VILLA MALPENSATA, LUGANO
For over fifty years at home in Lugano, the Jeffrey Montgomery Collection is one of the largest and best-known collections of Japanese art outside Japan. With this project, MUSEC celebrates a collecting passion and a heritage of great artistic and cultural value. A heritage that brings prestige to Lugano, thus consolidating the Ticino city’s historical ties with Swiss and international private art collecting. Set up on the two floors of the Spazio mostre (exhibition space) of Villa Malpensata, home of the MUSEC, the exhibition presents to the public one hundred and seventy works dating from the period between the 12th and 20th centuries – including textiles, furniture, paintings, religious and everyday objects – carefully selected from among the more than one thousand objects collected over a lifetime by Jeffrey Montgomery. Renowned throughout the world, the Montgomery Collection manifests an extraordinary richness and a very singular substance: it is “oriental”, and at the same time expresses a “popular” culture, reinterpreted in very high aesthetic terms by the elegant and refined choice of the collector who has dedicated his life to it. The collector’s experience and sensitivity are at the heart of the project developed by MUSEC and mark its originality, compared to the way his collection has been interpreted to date. As Francesco Paolo Campione, director of MUSEC, writes in his introductory text to the exhibition catalogue: “all art collections have a profound sense and value only if they are linked to the existential dimension and the human experience of the person who wanted, planned and realised them around him. The collector is indispensable to the collection: not only because he has created it, but because he ensures its originality, interpreting the spirit of the times.”

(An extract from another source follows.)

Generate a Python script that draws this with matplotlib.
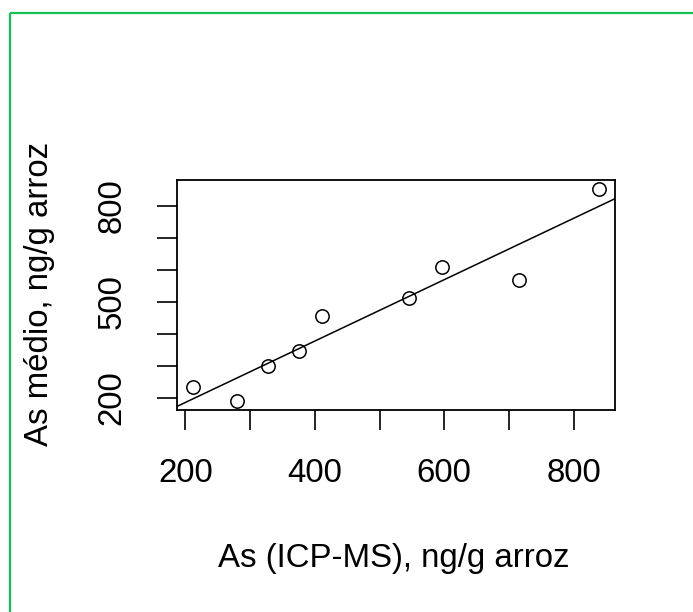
import matplotlib
matplotlib.use("Agg")
import matplotlib.pyplot as plt
import numpy as np
from matplotlib.patches import Rectangle

# data
as_icpms = [212, 280, 327, 375, 411, 546, 597, 715, 839]   # x, ng/g arroz
as_medio = [235, 189, 301, 347, 457, 511, 607, 568, 853]   # y, ng/g arroz
x_ticks = [200, 300, 400, 500, 600, 700, 800]
x_ticklabels = ["200", "", "400", "", "600", "", "800"]
y_ticks = [200, 300, 400, 500, 600, 700, 800]
y_ticklabels = ["200", "", "", "500", "", "", "800"]

plt.rcParams['font.family'] = ['Liberation Sans', 'DejaVu Sans']
fs = 23.8

W, H = 693, 612
fig = plt.figure(figsize=(W / 100, H / 100), dpi=100)

# green frame round the picture (only top and left edges visible)
fig.patches.append(Rectangle((9.5 / W, 1 - 12.5 / H), 1.0, -1.0, transform=fig.transFigure,
                             fill=False, edgecolor='#14c157', linewidth=1.6))

ax = fig.add_axes([177 / W, 1 - 410 / H, (615 - 177) / W, (410 - 180) / H])

x = np.array(as_icpms, dtype=float)
y = np.array(as_medio, dtype=float)

# R style 4% padding on both axes
xr = x.max() - x.min()
yr = y.max() - y.min()
ax.set_xlim(x.min() - 0.04 * xr, x.max() + 0.04 * xr)
ax.set_ylim(y.min() - 0.04 * yr, y.max() + 0.04 * yr)

ax.plot(x, y, 'o', mfc='none', mec='black', ms=9.6, mew=1.1)

# least squares line, like abline(lm(y ~ x))
b, a = np.polyfit(x, y, 1)
ax.axline((0, a), slope=b, color='black', lw=1.1)

ax.set_xticks(x_ticks)
ax.set_xticklabels(x_ticklabels)
ax.set_yticks(y_ticks)
ax.set_yticklabels(y_ticklabels, rotation=90, va='center')
ax.tick_params(axis='both', direction='out', length=14.4, width=1.2, labelsize=fs)
ax.tick_params(axis='x', pad=20)
ax.tick_params(axis='y', pad=21)
for s in ax.spines.values():
    s.set_linewidth(1.3)

fig.text(394 / W, 1 - 567 / H, "As (ICP-MS), ng/g arroz", ha='center', va='baseline', fontsize=fs)
fig.text(48 / W, 1 - 294 / H, "As médio, ng/g arroz", ha='center', va='baseline',
         rotation=90, rotation_mode='anchor', fontsize=fs)

fig.savefig("out.png", dpi=100)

The Montgomery Collection is the fruit of the soul-searching that has accompanied the life of a man who does not consider himself the master, but rather a keeper, the fortunate custodian of a heritage of objects bound together by a secret form of solidarity. The works collected with infinite love over the course of a lifetime are tools for approaching and discovering the countless sides of Japanese culture, to which Jeffrey Montgomery has dedicated a profound exploration and which he has always felt particularly close to his own sensitivity. The backbone of his worldview relates to the beauty of simplicity, considered as a hidden and profound guide. The rarefied refinement that characterises certain genres of Japanese art, such as paintings, textiles and lacquers, is combined in an almost ineffable way with the austere and, in many ways, rough simplicity of everyday objects. It is an almost oxymoronic combination that is capable – in the words of the collector – “of producing masterpieces that fascinate because they are able to combine the deepest genuineness with a taste for the essential. Things that, if you do not pause carefully to look at them, can escape you but that, if you are able to observe them for a long time, almost as if to grasp their essence, generate within the spectator an inexorable sensation of beauty.”
Harmony with nature and respect for tradition
In Jeffrey Montgomery’s reflections, beauty is authentic when it is inspired by the forms of nature, perfect in their absolute imperfection. Personal creativity and artistic individuality are not high on the scale of values in Japanese art. This is not because they are despised values, but because each kind of work is first and foremost the result of the artist’s ability to express skills handed down from his ancestors. Skills that have their origin in the mists of time, making the artist feel part of an unbroken history of beauty. Using a Western term, we could call this value by the name of ‘tradition’, also associating with it the sense of a quest that has taught mankind the importance of working in harmony with nature and with a deeply religious respect for the ‘secrets’ of the craft, in order to continue to ultimately make the world a better place. In this sense, the work of art expresses a materiality that, far from being technical, as is generally the case in the Western world, rather brings us back to the idea of an incessant transformation of the world and the feeling of irrepressible nostalgia that this transformation entails.
The impermanence of things
The end point of Jeffrey Montgomery’s collecting passion can only be existential in nature. His works do not generate a material accumulation but remain isolated, each one endowed with its own specific identity, as instruments capable of arousing and accompanying a true spiritual journey on the meaning of life. If there is a commonality, it is to be found, beyond the forms, in an ancient value proper to the civilisation that generated them, for which inner peace passes through the acceptance of the fact that nothing is finite, that nothing is perfect and that nothing lasts.
The collector
Jeffrey Montgomery was born in 1937 in California to a Norwegian mother and an English father. At the age of three, he moved with his father to England, where he stayed until the age of fourteen, before returning to his mother who lived in the United States. At the age of nineteen, he began a nomadic life, during which he began collecting Japanese art and folk art. In 1969, he moved permanently to Lugano, where he settled with his life partner and wife Mariangela.